* Lehman Q2 loss estimate keeps stocks near 1-1/2 month low
* ECB rate hike speculation boosts euro, long-dated bonds
* Oil eases, but within $3 of last week's record
(Updates with Lehman, Wall Street outlook)
By Natsuko Waki
LONDON, June 9 (Reuters) - World stocks fell towards a 1-1/2 month low hit earlier on Monday as Lehman Brothers <LEH.N>' estimate of a second-quarter loss renewed concerns about the health of the bank sector.
The euro and euro zone government bonds extended last week's dramatic repricing of interest rate expectations, with the region's long-dated yields falling sharply on expectations the European Central Bank's strong anti-inflation stance would tame prices in the long term.
Lehman said it expected to report a second-quarter loss of about $2.8 billion, reminding investors of troubles facing investment banks hit by the 10-month-old credit crisis. The bank also said it would raise fresh capital of $6 billion.
The news came as world stocks were already under pressure from last week's surge in oil prices and weak U.S. jobs data which fanned worries that the global the economy is facing a damaging mix of rising prices and slowing growth.
"This just underlines the fact that we're still in a situation generally where financial institutions still have more work to do to instill confidence in the broader market and that could take some time yet," said Derek Halpenny, currency strategist at BTM UFJ.
The FTSEurofirst 300 index <
> was down 0.3 percent on the day, while MSCI main world equity index <.MIWD00000PUS> dropped 0.4 percent.Banks were the top losers in Europe <.SX7P>. UBS <UBSN.VX> fell up to 9 percent after a Swiss newspaper reported the bank, Europe's hardest-hit victim of the credit crisis, will make a loss of up to 4 billion Swiss francs ($3.93 billion) in the second quarter.
"The backdrop is still unfavourable," Chris Iggo, strategist at Axa Investment Managers.
"Along with some of the macro things that are happening - inflation, ECB raising interest rates -- you can't see equities doing particularly well in that environment and I would expect us to see further losses over the summer."
Emerging sovereign spreads <11EMJ> widened 1 basis point while emerging stocks <.MSCIEF> were down more than 1 percent.
U.S. stock futures were pointing to a firmer open on Wall Street <SPc1> after suffering a heavy sell-off on Friday.
FX/BONDS WHIPSAW
The dramatic moves in euro zone fixed income and currency markets started last week when ECB President Jean-Claude Trichet said the central bank could raise interest rates in July.
Just two days before Trichet's comments, Federal Reserve chairman Ben Bernanke broke tradition by warning of the inflationary impact from a weak dollar.

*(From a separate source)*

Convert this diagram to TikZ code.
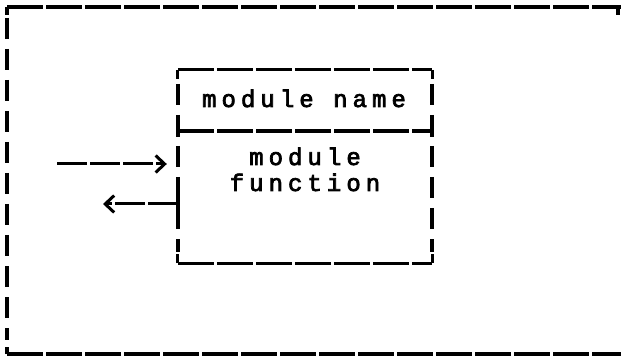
\documentclass[tikz,border=0pt]{standalone}
\usepackage{fontspec}
\newfontfamily\tw{Liberation Mono}[LetterSpace=21, FakeBold=3]
\usetikzlibrary{arrows.meta}
\tikzset{
  hline/.style={line width=3.2pt, dash pattern=on 36pt off 3pt},
  vline/.style={line width=3.6pt, dash pattern=on 21pt off 10pt},
  solidline/.style={line width=3.2pt},
  txt/.style={font=\tw\fontsize{24pt}{26pt}\selectfont, inner sep=0pt, anchor=base},
  arr/.style={line width=3pt, dash pattern=on 30pt off 3pt, -{Straight Barb[length=9pt, width=17pt, line width=3pt]}}
}
\begin{document}
\begin{tikzpicture}[x=1pt, y=-1pt]
\useasboundingbox (0,0) rectangle (621,358);
% outer frame
\coordinate (otl) at (7,7);
\coordinate (otr) at (623,7);
\coordinate (obl) at (7,354);
\coordinate (obr) at (623,354);
\coordinate (ovs) at (7,18);
\coordinate (ove) at (7,340);
\draw[hline] (otl) -- (otr);
\draw[hline] (obl) -- (obr);
\draw[solidline] (otl) -- ++(0,8);
\draw[solidline] (obl) -- ++(0,-7);
\draw[vline] (ovs) -- (ove);
\draw[solidline] (618,7) -- (618,15);
% module box
\node[minimum width=254pt, minimum height=193pt, inner sep=0pt] (box) at (305,166.5) {};
\coordinate (sepl) at (178,131);
\coordinate (sepr) at (432,131);
\coordinate (lvs) at (178,84);
\coordinate (lve) at (178,252);
\coordinate (rvs) at (432,84);
\coordinate (rve) at (432,252);
\draw[hline] (box.north west) -- (box.north east);
\draw[hline] (box.south west) -- (box.south east);
\draw[hline] (sepl) -- (sepr);
\draw[vline] (lvs) -- (lve);
\draw[vline] (rvs) -- (rve);
% corner hooks and ticks
\draw[solidline] (box.north west) -- ++(0,9);
\draw[solidline] (box.north east) -- ++(0,9);
\draw[solidline] (box.south west) -- ++(0,-9);
\draw[solidline] (box.south east) -- ++(0,-9);
\draw[solidline] (sepl) -- ++(0,-6) (sepl) -- ++(0,6);
\draw[solidline] (sepr) -- ++(0,-6) (sepr) -- ++(0,6);
% texts
\node[txt] (name) at (304,107) {module name};
\node[txt] (mod) at (305,165) {module};
\node[txt] (func) at (305,191) {function};
% arrows
\coordinate (inS) at (57,164);
\coordinate (outE) at (103,204);
\coordinate (tkA) at (178,197);
\coordinate (tkB) at (178,211);
\draw[arr, shorten >=11pt] (inS) -- (inS -| box.west);
\draw[arr] (outE -| box.west) -- (outE);
\draw[solidline] (tkA) -- (tkB);
\end{tikzpicture}
\end{document}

"While the commentary from central banks over the course of the past week, with the strong emphasis on fighting inflation, may look as if a co-ordinated approach is being taken, the policies being implemented have contradictory consequences, with potentially negative implications for asset markets and the credibility of policymakers," BNP Paribas said in a note.
Two-year bond yields <EU2YT=RR> had risen as much as 3.4 bps to 4.686 percent at one point, while 10-year yields <EU10YT=RR> rose 12.2 bps at 4.301 percent.
The yield curve inverted further to as much as 42 bps, with short-dated yields above those on longer-term paper. That is the deepest inversion since 1999 and continues the rapid flattening seen last week.
The euro hit a six-week high of $1.5845 <EUR=> on expectations of a yield-enhancing rate hike next month, before erasing gains.
U.S. light crude <CLc1> fell 1.3 percent to $136.70 a barrel after hitting record $139.12 on Friday. Gold <XAU=> hit a near 2-week high of $904.10 an ounce.